How many times have you met someone you just didn’t like? Someone who seemed to be everything you didn’t like? Someone whom you didn’t have the slightest interest in getting to know any better? Yet you did get to know them better and you found that they were actually wonderful friends and great people?
That’s what happened between Peter and Micky. Peter just didn’t like Micky when he first met him, yet there was nothing he could do. Both of them were now Monkees and that was that. So they had to get to know each other better and Peter found that instead of being nowhere, Micky was actually right where everything was at.
Micky is nowhere Permalink
“When I first met Micky I thought he was nowhere. I thought he was right out of ‘Reader’s Digest’. He seemed to be everything I stood against: second hand humor, second hand situations, everything. I thought, well, they hired him because they needed someone with professional experience. Period.
“You see, when Micky was in Circus Boy he didn’t have anyone at all around that was his age. His whole life was spent in pleasing adults—it was the heaviest experience of his life. So that affected him a lot.
Full-fledged genius Permalink
“Then I got to know him and he grew and evolved and got bigger and bigger and bigger. He just didn’t stop growing and now I think he’s a full-fledged genius. He’s really one of the brilliant people of our time.”
When the Monkees first started, there was practically no time when they weren’t together. There was just too much to be done in a very short space of time. So Peter and Micky were thrown together nearly twenty-four hours a day and Peter began to really know him. They would talk and argue and discuss things for hours on end because during the long waits in filming and recording there was nothing else to do. At first their discussions were endless circles: Peter had his ideas and Micky had his and the two just didn’t have anything in common. And Peter, who is always searching for Truth, would always put Micky’s ideas down as not being logical or valid. But over a period of time, Peter began to change his ideas. Maybe Micky had something after all.
Peter saw the light Permalink
“I used to say things like, ‘Micky, don’t you know that that’s not right? It has to be this way,’ and he’d tell me, ‘No, man, that doesn’t matter.’ Well, after a while I discovered that he had been right! Whatever it was, he had been right and I’d been wrong. That’s the sort of thing that really got me thinking. His attitude would have seemed to be so wrong to me, yet I’d find out that it was so right. I’d get overwrought over nothing.
“Then there would be something that I wouldn’t think was worth much and he’d be fascinated. I’d tell him, ‘What’s the matter with you? Man, you’re hung up on the wrong kind of thing,’ and he’d tell me, ‘No, man, this is where it’s at.’ Well, again he’d turn out to be right.”

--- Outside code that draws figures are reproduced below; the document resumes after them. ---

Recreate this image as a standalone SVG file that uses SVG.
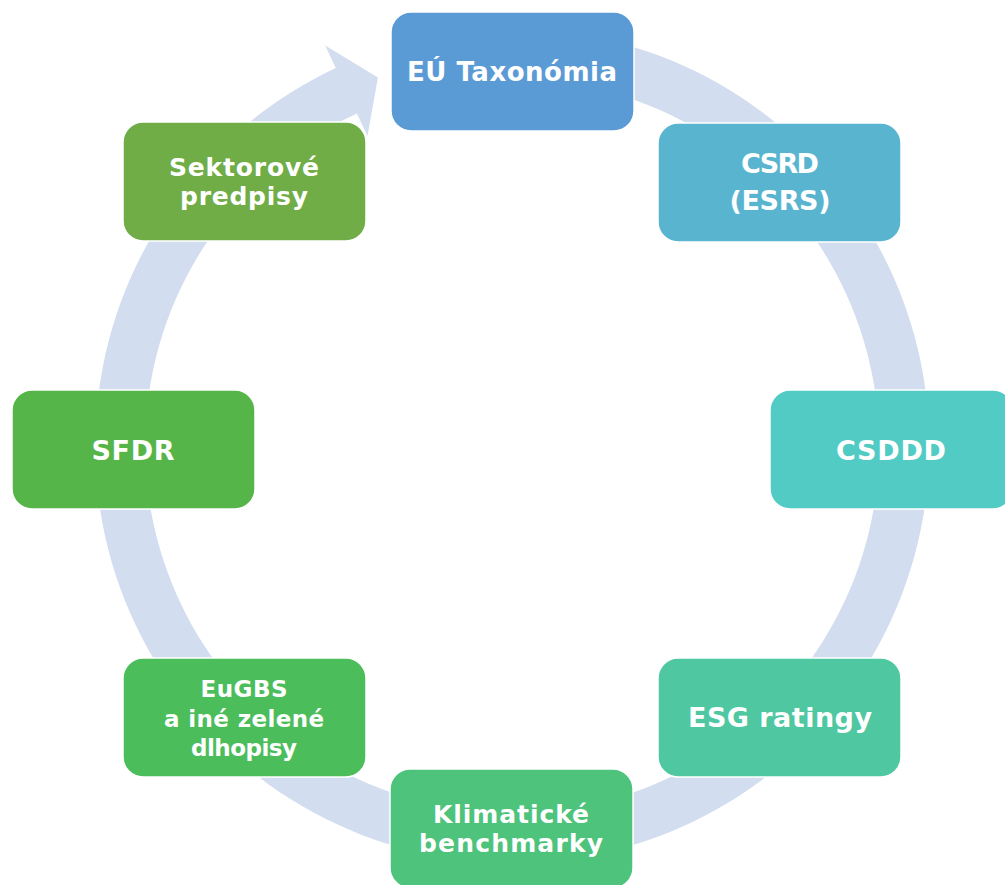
<svg xmlns="http://www.w3.org/2000/svg" width="1005" height="885" viewBox="0 0 1005 885">
  <style>
    .box { stroke: #ffffff; stroke-width: 1.5; }
    .lbl { font-family: "DejaVu Sans", Verdana, sans-serif; font-weight: bold; fill: #ffffff; text-anchor: middle; }
  </style>
  <rect width="1005" height="885" fill="#ffffff"/>

  <!-- circular block arrow running clockwise behind the nodes -->
  <g id="connectors">
    <path fill="#d2ddef" d="M425.3,38.1 A417,417 0 1 1 335.8,68.1 L325.2,45.4 L377.9,77.6 L367.5,136 L356.9,113.4 A367,367 0 1 0 435.7,87.0 Z"/>
  </g>

  <g id="node-taxonomia">
    <rect class="box" x="391" y="12" width="243" height="119" rx="20" fill="#5b9bd5"/>
    <text class="lbl" x="512" y="81" font-size="26" textLength="210" lengthAdjust="spacing">EÚ Taxonómia</text>
  </g>

  <g id="node-csrd">
    <rect class="box" x="658" y="123" width="243" height="119" rx="20" fill="#59b5cf"/>
    <text class="lbl" x="780" y="173" font-size="27" textLength="78" lengthAdjust="spacing">CSRD</text>
    <text class="lbl" x="780" y="210" font-size="27" textLength="101" lengthAdjust="spacing">(ESRS)</text>
  </g>

  <g id="node-csddd">
    <rect class="box" x="770" y="390" width="243" height="119" rx="20" fill="#53cbc5"/>
    <text class="lbl" x="891" y="460" font-size="27" textLength="110" lengthAdjust="spacing">CSDDD</text>
  </g>

  <g id="node-esg">
    <rect class="box" x="658" y="658" width="243" height="119" rx="20" fill="#4fc8a2"/>
    <text class="lbl" x="780" y="727" font-size="27" textLength="184" lengthAdjust="spacing">ESG ratingy</text>
  </g>

  <g id="node-benchmarky">
    <rect class="box" x="390" y="769" width="243" height="119" rx="20" fill="#4dc37c"/>
    <text class="lbl" x="511" y="823" font-size="25" textLength="156" lengthAdjust="spacing">Klimatické</text>
    <text class="lbl" x="511" y="852" font-size="25" textLength="184" lengthAdjust="spacing">benchmarky</text>
  </g>

  <g id="node-eugbs">
    <rect class="box" x="123" y="658" width="243" height="119" rx="20" fill="#4bbd5b"/>
    <text class="lbl" x="244" y="697" font-size="23" textLength="87" lengthAdjust="spacing">EuGBS</text>
    <text class="lbl" x="244" y="727" font-size="23" textLength="160" lengthAdjust="spacing">a iné zelené</text>
    <text class="lbl" x="244" y="756" font-size="23" textLength="106" lengthAdjust="spacing">dlhopisy</text>
  </g>

  <g id="node-sfdr">
    <rect class="box" x="12" y="390" width="243" height="119" rx="20" fill="#56b548"/>
    <text class="lbl" x="133" y="460" font-size="27" textLength="83" lengthAdjust="spacing">SFDR</text>
  </g>

  <g id="node-sektorove">
    <rect class="box" x="123" y="122" width="243" height="119" rx="20" fill="#70ad47"/>
    <text class="lbl" x="244" y="176" font-size="25" textLength="150" lengthAdjust="spacing">Sektorové</text>
    <text class="lbl" x="244" y="205" font-size="25" textLength="128" lengthAdjust="spacing">predpisy</text>
  </g>
</svg>
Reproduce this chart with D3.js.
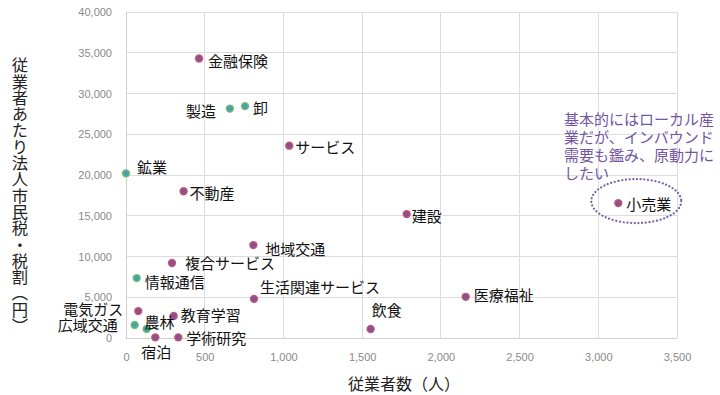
<!DOCTYPE html>
<html><head><meta charset="utf-8">
<script src="https://cdn.jsdelivr.net/npm/d3@7"></script>
<style>
html,body{margin:0;padding:0;background:#fff;}
svg{display:block;}
</style></head>
<body>
<svg id="chart" width="720" height="395"></svg>
<script>
// ---- data ----
const industries = ["金融保険","製造","卸","サービス","鉱業","不動産","地域交通","複合サービス","情報通信","生活関連サービス","電気ガス","教育学習","広域交通","農林","宿泊","学術研究","建設","医療福祉","飲食","小売業"];
const employees  = [464, 660, 756, 1037, 0, 366, 809, 292, 68, 813, 78, 303, 55, 131, 186, 332, 1783, 2158, 1554, 3127];
const taxPerEmp  = [34300, 28150, 28450, 23600, 20200, 18000, 11400, 9200, 7350, 4800, 3300, 2700, 1600, 1100, 80, 80, 15200, 5050, 1100, 16550];
const groupOf    = ["local","base","base","local","base","local","local","local","base","local","local","local","base","base","local","local","local","local","local","local"];
const xTicks = [0,500,1000,1500,2000,2500,3000,3500];
const yTicks = [0,5000,10000,15000,20000,25000,30000,35000,40000];
const xTitle = "従業者数（人）";
const yTitle = "従業者あたり法人市民税・税割（円）";
const noteLines = ["基本的にはローカル産","業だが、インバウンド","需要も鑑み、原動力に","したい"];
const highlighted = "小売業";

// ---- label placement (styling, not data) ----
const labelPos = {
  "金融保険":[9,2,"start"], "製造":[-14,2,"end"], "卸":[8,1,"start"], "サービス":[6,1,"start"],
  "鉱業":[11,-7,"start"], "不動産":[6,1,"start"], "地域交通":[12,3,"start"], "複合サービス":[13,-1,"start"],
  "情報通信":[8,3,"start"], "生活関連サービス":[6,-12,"start"], "電気ガス":[-15,-3,"end"], "教育学習":[7,-1,"start"],
  "広域交通":[-17,0,"end"], "農林":[-2,-8,"start"], "宿泊":[1,14,"middle"], "学術研究":[8,0,"start"],
  "建設":[5,1,"start"], "医療福祉":[8,-2,"start"], "飲食":[16,-20,"middle"], "小売業":[8,0,"start"]
};

const svg = d3.select("#chart");
const x = d3.scaleLinear().domain([0,3500]).range([126,677]);
const y = d3.scaleLinear().domain([0,40000]).range([338,12]);

const defs = svg.append("defs");
const gLocal = defs.append("radialGradient").attr("id","gLocal");
gLocal.append("stop").attr("offset","0%").attr("stop-color","#7458a0");
gLocal.append("stop").attr("offset","55%").attr("stop-color","#984d80");
gLocal.append("stop").attr("offset","100%").attr("stop-color","#d0607c");
const gBase = defs.append("radialGradient").attr("id","gBase");
gBase.append("stop").attr("offset","0%").attr("stop-color","#3a9cc4");
gBase.append("stop").attr("offset","55%").attr("stop-color","#4ea8a0");
gBase.append("stop").attr("offset","100%").attr("stop-color","#86c46c");

// grid
svg.append("g").selectAll("line").data(xTicks).join("line")
  .attr("x1",d=>x(d)).attr("x2",d=>x(d)).attr("y1",y(0)).attr("y2",y(40000))
  .attr("stroke","#dcdcdc").attr("stroke-width",1).attr("shape-rendering","crispEdges");
svg.append("g").selectAll("line").data(yTicks).join("line")
  .attr("x1",x(0)).attr("x2",x(3500)).attr("y1",d=>y(d)).attr("y2",d=>y(d))
  .attr("stroke","#dcdcdc").attr("stroke-width",1).attr("shape-rendering","crispEdges");
// axis lines
svg.append("line").attr("x1",x(0)).attr("x2",x(0)).attr("y1",y(0)).attr("y2",y(40000))
  .attr("stroke","#cfcfcf").attr("shape-rendering","crispEdges");
svg.append("line").attr("x1",x(0)).attr("x2",x(3500)).attr("y1",y(0)).attr("y2",y(0))
  .attr("stroke","#cfcfcf").attr("shape-rendering","crispEdges");

// tick labels via d3 axes
const fmt = d3.format(",");
const xAxis = svg.append("g").attr("transform",`translate(0,${y(0)})`)
  .call(d3.axisBottom(x).tickValues(xTicks).tickFormat(fmt).tickSize(0).tickPadding(15));
const yAxis = svg.append("g").attr("transform",`translate(${x(0)},0)`)
  .call(d3.axisLeft(y).tickValues(yTicks).tickFormat(fmt).tickSize(0).tickPadding(14));
[xAxis,yAxis].forEach(a=>{
  a.select(".domain").remove();
  a.selectAll("text").attr("fill","#8a8a8a").style("font-family","'Liberation Sans', Arial, sans-serif").style("font-size","11px");
});

// axis titles
svg.append("text").attr("x",404).attr("y",383).attr("text-anchor","middle").attr("dominant-baseline","central")
  .style("font-family","'Noto Sans CJK JP', sans-serif").style("font-size","16px").attr("fill","#222").text(xTitle);
svg.append("text").attr("x",20).attr("y",57)
  .style("font-family","'Noto Sans CJK JP', sans-serif").style("font-size","16.3px").attr("fill","#222")
  .style("writing-mode","vertical-rl").attr("text-anchor","start").text(yTitle);

// points
const data = industries.map((n,i)=>({name:n, x:employees[i], y:taxPerEmp[i], g:groupOf[i]}));
svg.append("g").selectAll("circle").data(data).join("circle")
  .attr("cx",d=>x(d.x)).attr("cy",d=>y(d.y)).attr("r",4.2)
  .attr("fill",d=>d.g==="base"?"url(#gBase)":"url(#gLocal)");

// labels
svg.append("g").selectAll("text").data(data).join("text")
  .attr("x",d=>x(d.x)+labelPos[d.name][0]).attr("y",d=>y(d.y)+labelPos[d.name][1])
  .attr("text-anchor",d=>labelPos[d.name][2]).attr("dominant-baseline","central")
  .style("font-family","'Noto Sans CJK JP', sans-serif").style("font-size","15px").attr("fill","#111")
  .text(d=>d.name);

// highlight ellipse
const hd = data.find(d=>d.name===highlighted);
svg.append("ellipse").attr("cx",x(hd.x)+18).attr("cy",y(hd.y)-2).attr("rx",45).attr("ry",22)
  .attr("fill","none").attr("stroke","#7b5ea7").attr("stroke-width",2.2)
  .attr("stroke-dasharray","0.1 3.6").attr("stroke-linecap","round");

// note
svg.append("g").selectAll("text").data(noteLines).join("text")
  .attr("x",564).attr("y",(d,i)=>118+i*18).attr("dominant-baseline","central")
  .style("font-family","'Noto Sans CJK JP', sans-serif").style("font-size","15px").attr("fill","#7356a3")
  .text(d=>d);
</script>
</body></html>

Ideas they share Permalink
Peter would do a lot of thinking after these things happened. Maybe Micky was actually a couple of steps ahead of Peter and it had been Peter who was out of step! Peter began to re-think all his opinions and arguments in the light of what Micky thought. Eventually he came to the realization that Micky was doing a lot more teaching to Peter than Peter was doing to Micky!
“Now we share our religious and philosophical viewpoints, which are very similar. For instance, we both believe that God is not a man sitting on a throne somewhere. We both think that this viewpoint is simple, childish and inaccurate. Anyone who worships this sort of God is worshipping an idol, not God. We both believe that peace on Earth can only begin with me, which is pretty much the basis of everything.
Where they disagree Permalink
“Where we differ is in political opinions. For instance, do demonstrations accomplish anything? Are they worthwhile? I think demonstrations are vital and necessary. I think Micky feels that demonstrations can be done without. I don’t think he feels they accomplish anything worthwhile. Now this may not be an entirely accurate representation of his views, but I think that this is basically what he feels. I know he doesn’t feel them to be as worthwhile as I do.
“We both feel that the Monkees show could be broadened greatly. Right now we think the series is too square and restricted. There are lots of things that we could be doing that would be good things, but we aren’t.”
True friends now Permalink
Another area where Micky has taught Peter is hobbies. Peter’s spare-time activities are mostly things like reading, playing different instruments, composing songs. Micky’s spare-time activities are, for the most part, things like building his gyrocopter, making things like wire lampshades, recording his album of children’s music.
“I enjoy a lot of the things Micky does, but not to the point of participating. It’s enough to just watch him do the things he does and I learn a lot that way.”
Micky and Peter have become very close since they started working together. As both of their viewpoints have changed, they have found themselves in closer and closer accord. They have taught each other much about life and their work. The two who at first didn’t like each other are now true friends.